River Explorers. As the name indicates, this company specializes in rafting and kayaking excursions (of from one to six days) on the Urubamba and Apurimac rivers. It also offers standard trekking tours. Urb. Kennedy A, Brillantes B-36, Cusco, Cusco. 084/431–116; From USD$130.

SAS Travel. With more than 25 years in business, Cusco-based SAS Travel is one of the longer-running companies in the area and well known especially for its treks. Although the company does offer private treks, it is the one to call if you prefer hiking with a larger group. Calle Garcilaso 270, Cusco, Cusco. 084/249–194; From USD$85.

TopTurPeru. This internationally recognized, local company is run by Raul Castelo and family. An archaeoastronomy expert, Raul has been sought out by National Geographic and other documentary-filmmaking entities worldwide. That experience stands him and his team in good stead as they design customized travel itineraries and private tours for their clients. Calle Saphi 877 B-6, Cusco, Cusco. 084/243–234; 974/215–160; From USD$125.

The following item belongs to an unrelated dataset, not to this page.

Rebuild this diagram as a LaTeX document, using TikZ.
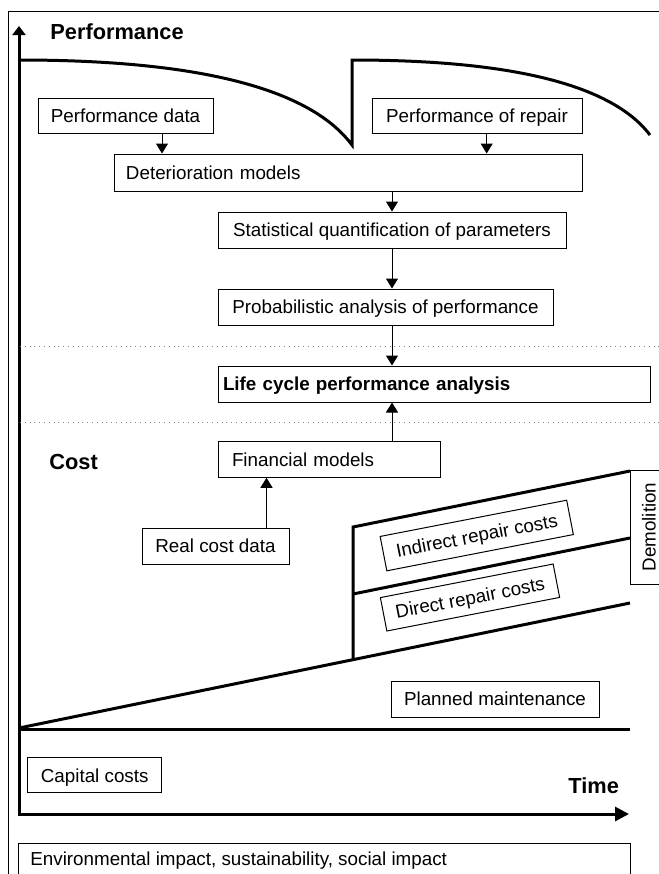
\documentclass[tikz,border=0pt]{standalone}
\usepackage{fontspec}
\setmainfont{Liberation Sans}
\usetikzlibrary{arrows.meta}
\begin{document}
\begin{tikzpicture}[x=0.5pt,y=-0.5pt,
  texte/.style={font=\fontsize{9.4}{11}\selectfont},
  boite/.style={draw,line width=0.5pt,inner sep=0pt,text height=6.74pt,text depth=0pt,texte},
  fleche/.style={line width=0.5pt,-{Triangle[length=5pt,width=6pt]}},
  epais/.style={line width=1.5pt},
  titre/.style={font=\fontsize{10.9}{13}\selectfont\bfseries,anchor=base west,inner sep=0pt}]
\useasboundingbox (0,0) rectangle (659,874);
\draw[line width=0.5pt] (659,11) -- (8,11) -- (8,874);
\draw[epais,{Triangle[length=4.5pt,width=6.5pt]}-{Triangle[length=7pt,width=7pt]}] (19,26) -- (19,814) -- (629,814);%axes
% performance
\node[titre] (lperf) at (50,39) {Performance};
\draw[epais] (19,60) .. controls (150,60) and (300,75) .. (352,145) -- (352,60) .. controls (469,60) and (603,73) .. (650,135);
\node[boite,minimum width=87.5pt,minimum height=17.5pt] (pdata) at (125.5,115.5) {Performance data};
\node[boite,minimum width=105pt,minimum height=17.5pt] (prep) at (477,115.5) {Performance of repair};
\node[boite,text width=222pt,inner xsep=6pt,minimum height=18.5pt,align=left] (detmod) at (348,172.5) {Deterioration models};
\node[boite,minimum width=174pt,minimum height=18pt] (stat) at (392,230) {Statistical quantification of parameters};
\node[boite,minimum width=167.5pt,minimum height=18pt] (prob) at (385.5,307) {Probabilistic analysis of performance};
\draw[dotted,gray,line width=0.4pt] (20,346) -- (659,346) (20,422) -- (659,422);
\node[boite,text width=211pt,inner xsep=2.5pt,minimum height=18pt,align=left] (life) at (434,384) {\textbf{Life cycle performance analysis}};
\draw[fleche] ([xshift=18.25pt]pdata.south) -- ([xshift=18.25pt]pdata.south |- detmod.north);
\draw[fleche] ([xshift=4.85pt]prep.south) -- ([xshift=4.85pt]prep.south |- detmod.north);
\draw[fleche] (detmod.south -| stat.north) -- (stat.north);
\draw[fleche] (stat.south) -- (stat.south |- prob.north);
\draw[fleche] (stat.south |- prob.south) -- (stat.south |- life.north);
% cost
\node[titre] (lcost) at (49,469) {Cost};
\node[boite,text width=97pt,inner xsep=7pt,minimum height=17.75pt,align=left] (fin) at (329,459.5) {Financial models};
\node[boite,minimum width=73.5pt,minimum height=18pt] (real) at (215.5,546) {Real cost data};
\draw[fleche] (stat.south |- fin.north) -- (stat.south |- life.south);
\draw[fleche] ([xshift=25.5pt]real.north) -- ([xshift=25.5pt]real.north |- fin.south);
\draw[epais] (19,729) -- (630,729);
\draw[epais] (19,728) -- (630,603);
\draw[epais] (630,471) -- (353,527) -- (353,659.5);
\draw[epais] (353,594) -- (630,538);
\node[boite,rotate=11,minimum width=95pt,minimum height=17.5pt] (indir) at (476.75,535.5) {Indirect repair costs};
\node[boite,rotate=11,minimum width=88pt,minimum height=17pt] (dir) at (470,597.5) {Direct repair costs};
\draw[line width=0.5pt] (659,470) -- (630,470) -- (630,584) -- (659,584);
\node[texte,rotate=90,inner sep=0pt] (demol) at (649,527) {Demolition};
\node[boite,minimum width=104pt,minimum height=18pt] (plan) at (495,699) {Planned maintenance};
\node[boite,minimum width=67pt,minimum height=17.5pt] (capital) at (94.7,775.3) {Capital costs};
\node[titre] (ltime) at (568,793) {Time};
\draw[line width=0.5pt] (18,874) -- (18,843) -- (630,843) -- (630,874);
\node[texte,anchor=base west,inner sep=0pt] (env) at (30,865) {Environmental impact, sustainability, social impact};
\end{tikzpicture}
\end{document}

Unique Peru Tours. This agency delivers exactly what the name promises: tours that offer something different, such as hikes with llamas, trips to rarely visited communities, and the inclusion of ancient ceremonies with offerings to Mother Earth. Whether you prefer an itinerary oriented toward adventure excursions, cultural tours, or spiritual experiences, or a combination of all three, this company's highly personalized tours promise to intimately connect you with Peruvian life, past and present, in a trip that matches your specific interests. Wanchaq, Cusco, Cusco. 974/213–172; From USD$235.

United Mice. One of the more popular Inca Trail operators, United Mice has been guiding adventurers on multiday hikes since 1987. It also offers a variety of alternative treks throughout the Cusco region. Av. Pachacutec 424 A-5, Cusco, Cusco. 084/221–139; From USD$85.

Wayki Trek. This unique, indigenously managed operator specializes in Inca Trail and alternative trekking. It's known for its great guides and excellent customer service. Calle Quera 239 , Cusco, Cusco. 084/224–092; From USD$92.